That said, whilst he writes well and generally stands head and shoulders above most of his contemporaries, Keel is himself not without his blind spots. Much literature of this kind has an unfortunate habit of fixating on established science as the enemy so as to forge a bond with the more paranoid readers who never trusted those book-learnin' guys in the first place. It needs science to be its enemy to the point of refusing even to negotiate, because negotiations will inevitably work in the favour of the other side. Most crucially, science as a scapegoat shifts focus from the fact that there's really not much to say about the bloke who insists he saw a strange light in the sky and it didn't seem like a plane and then he felt a bit funny.

Keel tends not to dwell on the sceptics so much as others often do, but still descends to pointless sniping at what he describes as Type B scientists. Type A are the ones who invent shit, the guys you're not going to pick a fight with because you'll end up looking like a fucking idiot - Edison, Einstein and so on. Type B scientists are the university types which television stations call in when something needs denouncing as light from the planet Venus refracted through swamp gas; or in one specific case to suggest that something weird found washed up on a beach might be the supposedly more prosaic remains of a recently defrosted mammoth, prompting Keel to fume accordingly:

The iceberg hypothesis is not merely unscientific, it is moronic. So far as is known, no animal - modern or prehistoric - has ever been found encased in a floating iceberg.

Which is great except that he invokes the same frozen in an iceberg explanation for some other peculiar beastie discussed a couple of pages later, so it's fine when he makes certain suggestions...

Happily, there's not too much of this kind of defensive argument, and even if he doesn't state it directly, I would guess that Keel appreciates there's not much joy to be had in pouring scorn upon the laws of physics. Indeed, his strength is that he thinks about his subject and even engages in a degree of scepticism over and above that which is customarily adopted by UFOlogists aspiring to present a ludicrous veneer of scientific rigour, a veneer of scientific rigour which tends to exclude all the wackier tales.
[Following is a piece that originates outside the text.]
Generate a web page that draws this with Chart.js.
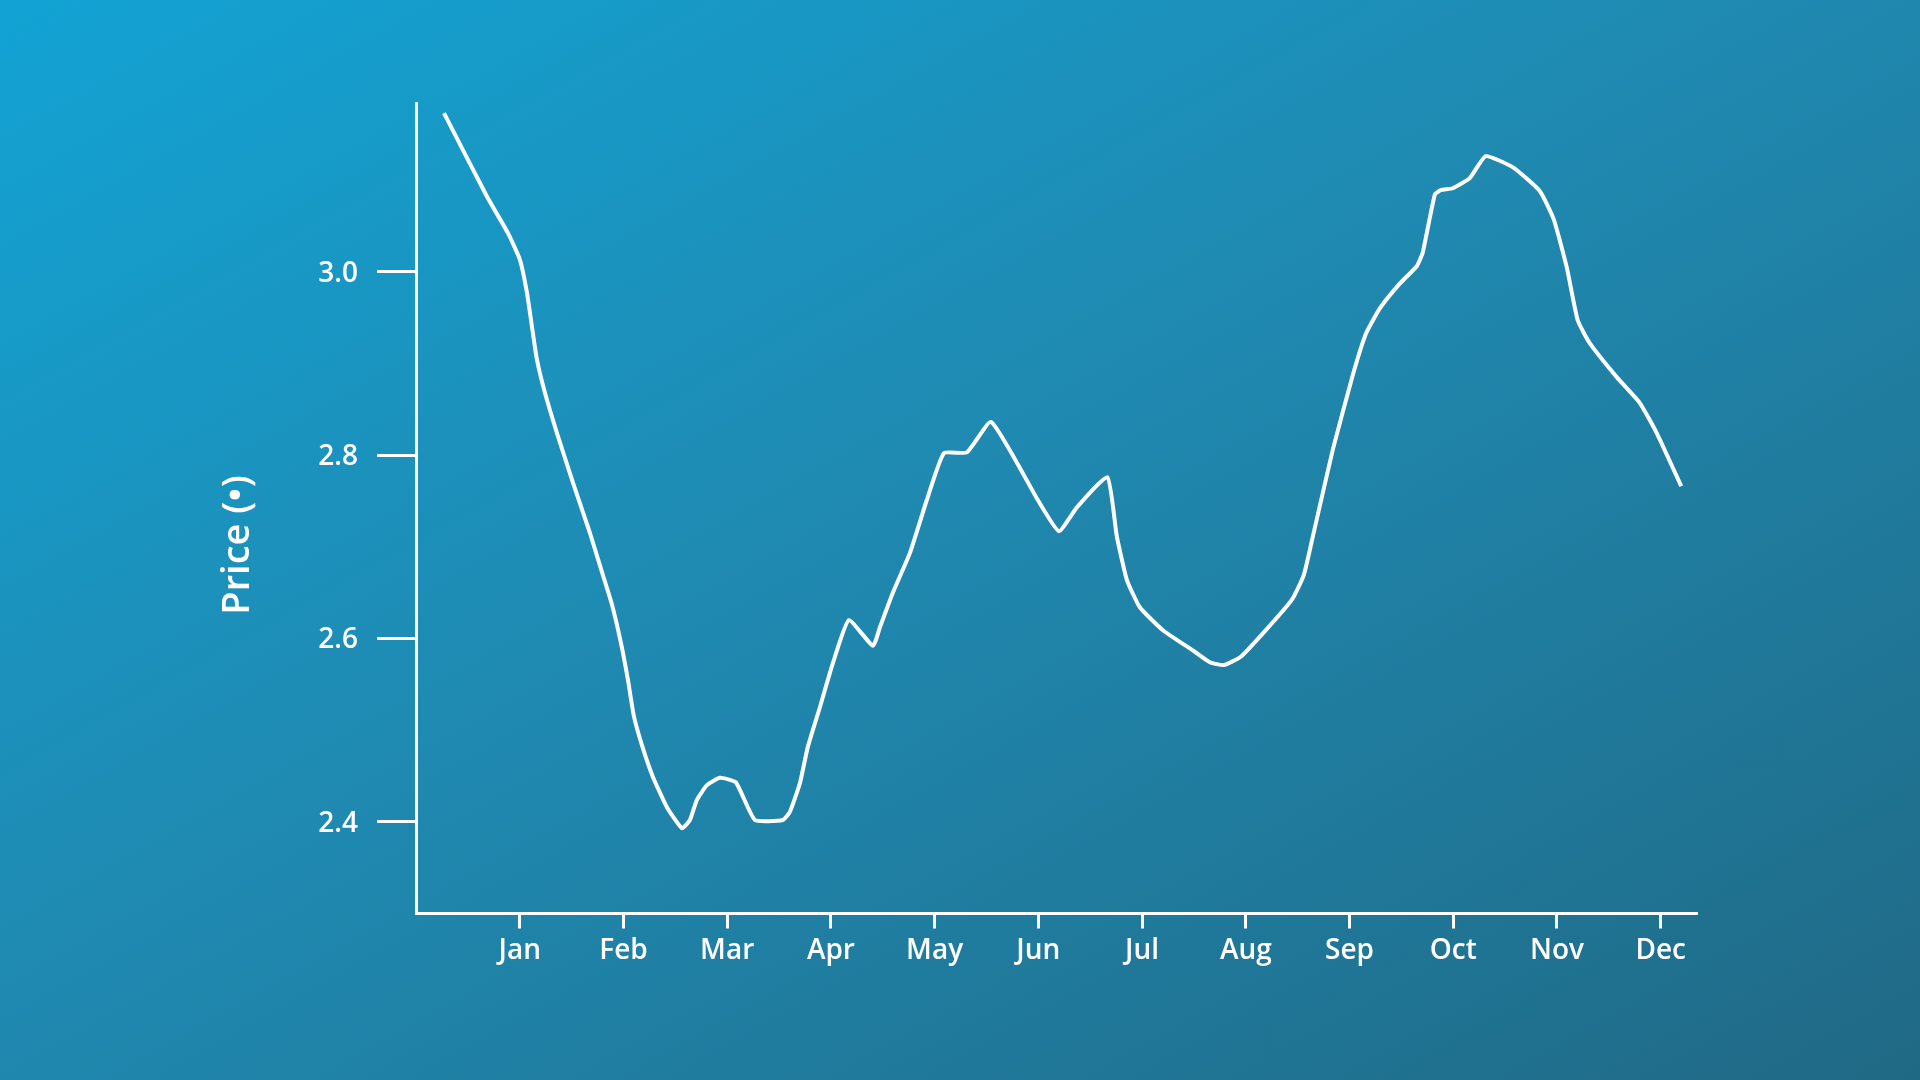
<!DOCTYPE html>
<html>
<head>
<meta charset="utf-8">
<title>Price</title>
<script src="https://cdn.jsdelivr.net/npm/chart.js@4.4.1/dist/chart.umd.min.js"></script>
<style>
  html, body { margin: 0; padding: 0; }
  body {
    width: 1920px;
    height: 1080px;
    overflow: hidden;
    background: linear-gradient(to bottom right, #12a3d4 0%, #1f8ab2 45%, #206985 100%);
  }
  canvas { display: block; }
</style>
</head>
<body>
<canvas id="priceChart" width="1920" height="1080"></canvas>
<script>
const months = ['Jan', 'Feb', 'Mar', 'Apr', 'May', 'Jun', 'Jul', 'Aug', 'Sep', 'Oct', 'Nov', 'Dec']
const monthTicks = [1, 2, 3, 4, 5, 6, 7, 8, 9, 10, 11, 12]
const priceTicks = [2.4, 2.6, 2.8, 3.0]
const yTitle = 'Price (•)'

// position along the year in months (Jan tick = 1)
const time = [
    0.27, 0.684, 0.887, 1.002, 1.07, 1.118, 1.166, 1.243, 1.359, 1.513,
    1.677, 1.802, 1.889, 1.976, 2.043, 2.101, 2.188, 2.284, 2.419, 2.564,
    2.641, 2.708, 2.805, 2.93, 3.084, 3.267, 3.537, 3.605, 3.701, 3.778,
    3.894, 4.019, 4.173, 4.405, 4.472, 4.598, 4.761, 4.925, 5.089, 5.311,
    5.547, 5.995, 6.198, 6.371, 6.665, 6.757, 6.853, 6.978, 7.2, 7.489,
    7.653, 7.788, 7.952, 8.193, 8.443, 8.559, 8.646, 8.839, 9.031, 9.157,
    9.292, 9.484, 9.648, 9.706, 9.822, 9.88, 9.995, 10.159, 10.313, 10.573,
    10.834, 10.969, 11.094, 11.2, 11.316, 11.576, 11.798, 11.962, 12.198
]
const price = [
    3.173, 3.082, 3.042, 3.013, 2.977, 2.94, 2.904, 2.868, 2.824, 2.77,
    2.715, 2.669, 2.637, 2.595, 2.555, 2.515, 2.48, 2.449, 2.416, 2.393,
    2.402, 2.424, 2.44, 2.448, 2.443, 2.402, 2.402, 2.411, 2.442, 2.482,
    2.525, 2.573, 2.62, 2.592, 2.612, 2.65, 2.693, 2.751, 2.802, 2.803,
    2.836, 2.751, 2.717, 2.743, 2.776, 2.711, 2.664, 2.634, 2.609, 2.587,
    2.574, 2.571, 2.58, 2.609, 2.642, 2.669, 2.711, 2.806, 2.887, 2.932,
    2.96, 2.987, 3.006, 3.021, 3.084, 3.089, 3.091, 3.102, 3.126, 3.114,
    3.088, 3.057, 3.005, 2.947, 2.922, 2.885, 2.857, 2.824, 2.766
]

const points = time.map((t, i) => ({ x: t, y: price[i] }))

const fontFamily = '"Open Sans", "Noto Sans", sans-serif'

const yTitlePlugin = {
    id: 'yTitle',
    afterDraw(chart) {
        const c = chart.ctx
        c.save()
        c.translate(238, 545)
        c.rotate(-Math.PI / 2)
        c.fillStyle = '#ffffff'
        c.font = '600 38px ' + fontFamily
        c.textAlign = 'center'
        c.textBaseline = 'middle'
        c.fillText(yTitle, 0, 0)
        c.restore()
    }
}

const ctx = document.getElementById('priceChart').getContext('2d')
const myChart = new Chart(ctx, {
    type: 'line',
    data: {
        datasets: [{
            label: 'Price',
            data: points,
            borderColor: '#ffffff',
            borderWidth: 4,
            borderJoinStyle: 'round',
            fill: false,
            pointRadius: 0,
            tension: 0.15
        }]
    },
    options: {
        responsive: false,
        animation: false,
        layout: {
            padding: { top: 103, right: 223, left: 0, bottom: 0 }
        },
        plugins: {
            legend: { display: false },
            tooltip: { enabled: false }
        },
        scales: {
            x: {
                type: 'linear',
                min: 0,
                max: 12.35,
                afterBuildTicks: (axis) => {
                    axis.ticks = monthTicks.map(v => ({ value: v }))
                },
                afterFit: (axis) => {
                    axis.height = 166.5
                },
                border: { display: true, color: '#ffffff', width: 3 },
                grid: {
                    drawOnChartArea: false,
                    drawTicks: true,
                    tickLength: 15,
                    tickColor: '#ffffff',
                    tickWidth: 3
                },
                ticks: {
                    color: '#ffffff',
                    padding: 6,
                    maxRotation: 0,
                    autoSkip: false,
                    font: { family: fontFamily, size: 28, weight: '600' },
                    callback: (value) => months[value - 1]
                }
            },
            y: {
                type: 'linear',
                min: 2.3,
                max: 3.184,
                afterBuildTicks: (axis) => {
                    axis.ticks = priceTicks.map(v => ({ value: v }))
                },
                afterFit: (axis) => {
                    axis.width = 416
                },
                border: { display: true, color: '#ffffff', width: 3 },
                grid: {
                    drawOnChartArea: false,
                    drawTicks: true,
                    tickLength: 39,
                    tickColor: '#ffffff',
                    tickWidth: 3
                },
                ticks: {
                    color: '#ffffff',
                    padding: 19,
                    labelOffset: 2,
                    font: { family: fontFamily, size: 28, weight: '600' },
                    callback: (value) => value.toFixed(1)
                }
            }
        }
    },
    plugins: [yTitlePlugin]
})
</script>
</body>
</html>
The buffs tend to lump everything hopelessly together and try only to categorise the descriptions of the objects which are, as we pointed out earlier, so varied that the data negates itself. We must, to be successful, turn our attention to studying the witnesses and the psychological and physiological effects they experience. The answer to the whole mystery probably lies in that direction, not in the stars.

Leaving aside the major problem that what we have here are essentially anecdotal accounts of anecdotal evidence, this book works because much of this stuff is bananas - hence hugely entertaining, even thought-provoking, and genuinely scary in a few cases - and because while Keel speculates aplenty, he avoids didactic conclusions and never assumes the reader to be either an idiot, or even necessarily on his side.
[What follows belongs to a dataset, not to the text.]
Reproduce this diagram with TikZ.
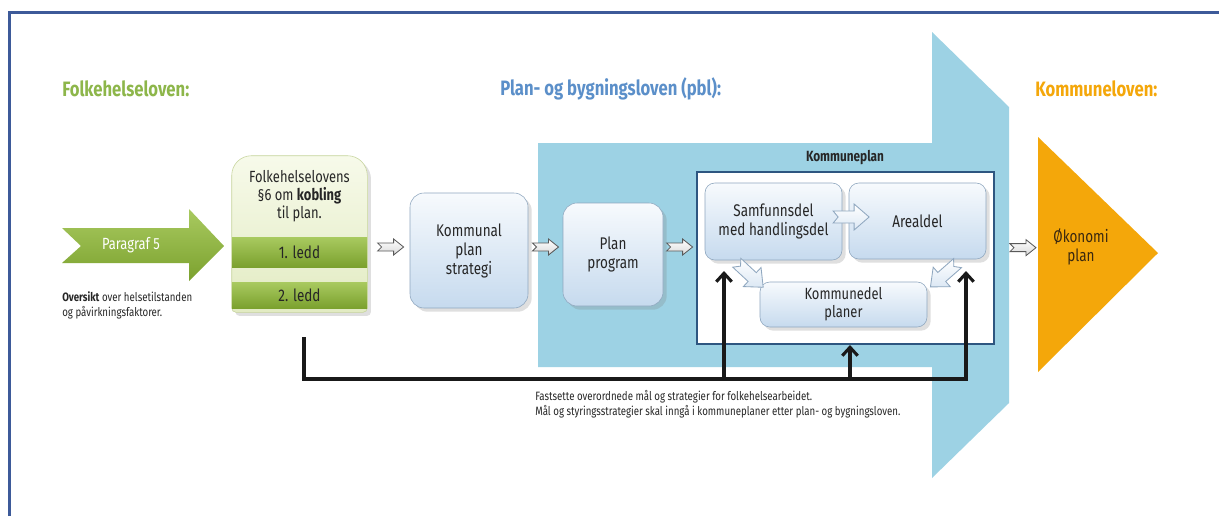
\documentclass[tikz,border=0pt]{standalone}
\usepackage{fontspec}
\setmainfont{Fira Sans}[FakeStretch=0.8]
\usetikzlibrary{arrows.meta,shadows}

\definecolor{framecol}{HTML}{3D5A99}
\definecolor{pblblue}{HTML}{9DD2E4}
\definecolor{fhgreen}{HTML}{8DB64A}
\definecolor{pbltitle}{HTML}{5B8FC9}
\definecolor{klorange}{HTML}{F4A70A}
\definecolor{boxtop}{HTML}{F7FAFD}
\definecolor{boxbot}{HTML}{C6DAEE}
\definecolor{boxedge}{HTML}{8FA7BF}
\definecolor{kpedge}{HTML}{2E5680}
\definecolor{bigfill}{HTML}{DCE8F4}
\definecolor{fhtop}{HTML}{F7FAEA}
\definecolor{fhbot}{HTML}{E2EBC2}
\definecolor{fhedge}{HTML}{C6D49C}
\definecolor{leddtop}{HTML}{A9CA60}
\definecolor{leddbot}{HTML}{7BA12E}
\definecolor{okotext}{HTML}{3A2810}

\def\px{0.025cm}

\tikzset{
  lawtitle/.style={anchor=west, inner sep=0pt, font=\fontsize{14.8}{16}\selectfont\bfseries},
  planbox/.style={draw=boxedge, top color=boxtop, bottom color=boxbot,
    rounded corners=10pt, align=center, text=black!85, inner sep=0pt,
    font=\fontsize{12}{13.5}\selectfont, drop shadow={opacity=.25}},
  kpbox/.style={planbox, rounded corners=7pt},
  ledd/.style={top color=leddtop, bottom color=leddbot, text=black!85,
    minimum width=135*\px, inner sep=0pt, font=\fontsize{12}{13}\selectfont},
  smalltxt/.style={anchor=north west, align=left, text=black!85, inner sep=0pt,
    font=\fontsize{8.6}{10.7}\selectfont},
  fbline/.style={line width=2.2pt, black!90},
  fbarrow/.style={fbline, -{Straight Barb[length=6pt,width=11pt]}},
  harrow/.pic={\draw[draw=black!65, top color=white, bottom color=black!15, line width=.6pt]
    (-13,-4) -- (3,-4) -- (3,-8) -- (13,0) -- (3,8) -- (3,4) -- (-13,4) -- (-9,0) -- cycle;},
  hbig/.pic={\draw[draw=boxedge, top color=white, bottom color=bigfill, line width=.6pt]
    (-18,-6) -- (3,-6) -- (3,-13) -- (18,0) -- (3,13) -- (3,6) -- (-18,6) -- (-13,0) -- cycle;}
}

\begin{document}
\begin{tikzpicture}[x=0.025cm,y=-0.025cm]
  \useasboundingbox (0,0) rectangle (1219,516);
  \fill[white] (0,0) rectangle (1219,516);
  \draw[framecol, line width=2.2pt] (9.5,516) -- (9.5,12.5) -- (1219,12.5);

  % big pbl arrow
  \fill[pblblue] (538,143) -- (932,143) -- (932,32) -- (1009,107) -- (1009,403)
    -- (932,478) -- (932,367) -- (538,367) -- cycle;

  % titles
  \node[lawtitle, text=fhgreen] (tfh) at (62,89) {Folkehelseloven:};
  \node[lawtitle, text=pbltitle] (tpbl) at (500,89) {Plan- og bygningsloven (pbl):};
  \node[lawtitle, text=klorange] (tkl) at (1035,89) {Kommuneloven:};

  % Paragraf 5
  \shade[top color=leddtop, bottom color=leddbot] (62,228) -- (189,228) -- (189,209)
    -- (224,246) -- (189,281) -- (189,263) -- (62,263) -- (81,246) -- cycle;
  \node[text=white, font=\fontsize{11.5}{13}\selectfont] (p5) at (131,245) {Paragraf 5};
  \node[smalltxt] (oversikt) at (62,291) {\textbf{Oversikt} over helsetilstanden\\og påvirkningsfaktorer.};

  % Folkehelselovens boks
  \node[minimum width=135*\px, minimum height=156*\px, inner sep=0pt] (fh) at (299.5,234) {};
  \draw[fhedge, top color=fhtop, bottom color=fhbot, drop shadow={opacity=.25}]
    (fh.west) [rounded corners=14pt] -- (fh.north west) -- (fh.north east) -- (fh.east)
    [rounded corners=3pt] -- (fh.south east) -- (fh.south west) -- cycle;
  \node[align=center, text=black!85, font=\fontsize{11.5}{12.8}\selectfont] (fhtxt) at (299.5,196)
    {Folkehelselovens\\§6 om \textbf{kobling}\\til plan.};
  \node[ledd, minimum height=30*\px] (ledd1) at (299.5,252) {1. ledd};
  \node[ledd, minimum height=26*\px] (ledd2) at (299.5,295) {2. ledd};

  % planprosess
  \node[planbox, minimum width=118*\px, minimum height=115*\px] (kps) at (469,250.5)
    {Kommunal\\plan\\strategi};
  \node[planbox, minimum width=100*\px, minimum height=103*\px] (pp) at (613,254.5)
    {Plan\\program};
  \node[draw=kpedge, fill=white, line width=1.5pt, minimum width=297*\px,
    minimum height=172*\px, inner sep=0pt] (kp) at (845.5,258) {};
  \node[font=\fontsize{10.5}{12}\selectfont\bfseries, text=black!85] (kptitle) at (845,158) {Kommuneplan};
  \node[kpbox, minimum width=137*\px, minimum height=77*\px] (sd) at (773.5,221.5)
    {Samfunnsdel\\med handlingsdel};
  \node[kpbox, minimum width=137*\px, minimum height=76*\px] (ad) at (917.5,221) {Arealdel};
  \node[kpbox, minimum width=167*\px, minimum height=45*\px, font=\fontsize{11.5}{13}\selectfont]
    (kdp) at (843.5,304.5) {Kommunedel\\planer};

  % Okonomiplan
  \fill[klorange] (1038,137) -- (1158,253) -- (1038,372) -- cycle;
  \coordinate (okleft) at (1038,248);
  \node[align=center, text=okotext, font=\fontsize{12}{14}\selectfont] (oko) at (1081,247) {Økonomi\\plan};

  % piler mellom boksene
  \coordinate (flow) at (0,247);
  \path (fh.east |- flow) -- (kps.west |- flow) pic[pos=.55]{harrow};
  \path (kps.east |- flow) -- (pp.west |- flow) pic[pos=.5]{harrow};
  \path (pp.east |- flow) -- (kp.west |- flow) pic[pos=.5]{harrow};
  \path (kp.east |- flow) -- (okleft) pic[pos=.65]{harrow};
  \path (sd.east |- 0,217) -- (ad.west |- 0,217) pic[pos=.5, xshift=4pt]{hbig};
  \coordinate (sdout) at (736,262);
  \coordinate (kdpinl) at (764,288);
  \coordinate (adout) at (960,261);
  \coordinate (kdpinr) at (928,289);
  \path (sdout) -- (kdpinl) pic[pos=.5, sloped, allow upside down]{hbig};
  \path (adout) -- (kdpinr) pic[pos=.5, sloped, allow upside down]{hbig};

  % tilbakekobling
  \coordinate (fbstart) at (304,337);
  \coordinate (fbbase) at (0,379);
  \coordinate (fbtipl) at (724,271);
  \coordinate (fbtipr) at (966,271);
  \coordinate (fbtipm) at (850,345);
  \draw[fbarrow] (fbstart) |- (fbtipr |- fbbase) -- (fbtipr);
  \draw[fbarrow] (fbtipl |- fbbase) -- (fbtipl);
  \draw[fbarrow] (fbtipm |- fbbase) -- (fbtipm);

  \node[smalltxt] (goal) at (535,390) {Fastsette overordnede mål og strategier for folkehelsearbeidet.\\
    Mål og styringsstrategier skal inngå i kommuneplaner etter plan- og bygningsloven.};
\end{tikzpicture}
\end{document}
As to whether I've just re-read a couple of hundred pages of nothing at all, I just don't know. A great many of these accounts describe events which seem to have the logic of a dream or a hallucination - winged creatures rising into the air without said wings actually flapping, for one example - but hallucinations shared by a number of people; and then there are the parallels - similar stories of similar occurrences told by people who have never met. In certain respects we don't actually know much about the human brain and almost certainly hold an excess of faith in what is generally regarded as objective experience, as distinct from the imagined. I'm inclined to wonder if visions of - for example - mothmen with glowing red eyes, might simply turn out to be a glitch of consciousness, just as certain phantom odours can sometimes signify more serious neurological problems; but there doesn't seem to be a single simple explanation for any of this stuff which covers everything, not even the possibility of it all having been made up. The best that can be said is that one hell of a lot of people appear to have experienced something weird, regardless of whether that experience was real in objective terms; and of all people, John Keel does a great job of trying to beat some sense out of the subject.

Monday, 19 September 2016

Doom Patrol #1


Gerard Way & Nick Derington Doom Patrol #1 (2016)
I very rarely review either single issues of a comic or anything freshly squoze from the presses - partially because I tend to wait until I have some sort of confirmation for a comic book not being a massive pile of shit before I'll grudgingly shell out for a collected edition, and partially because I just don't read comics like I used to; but this is the first of a new run of Doom Patrol, which feels like a special occasion.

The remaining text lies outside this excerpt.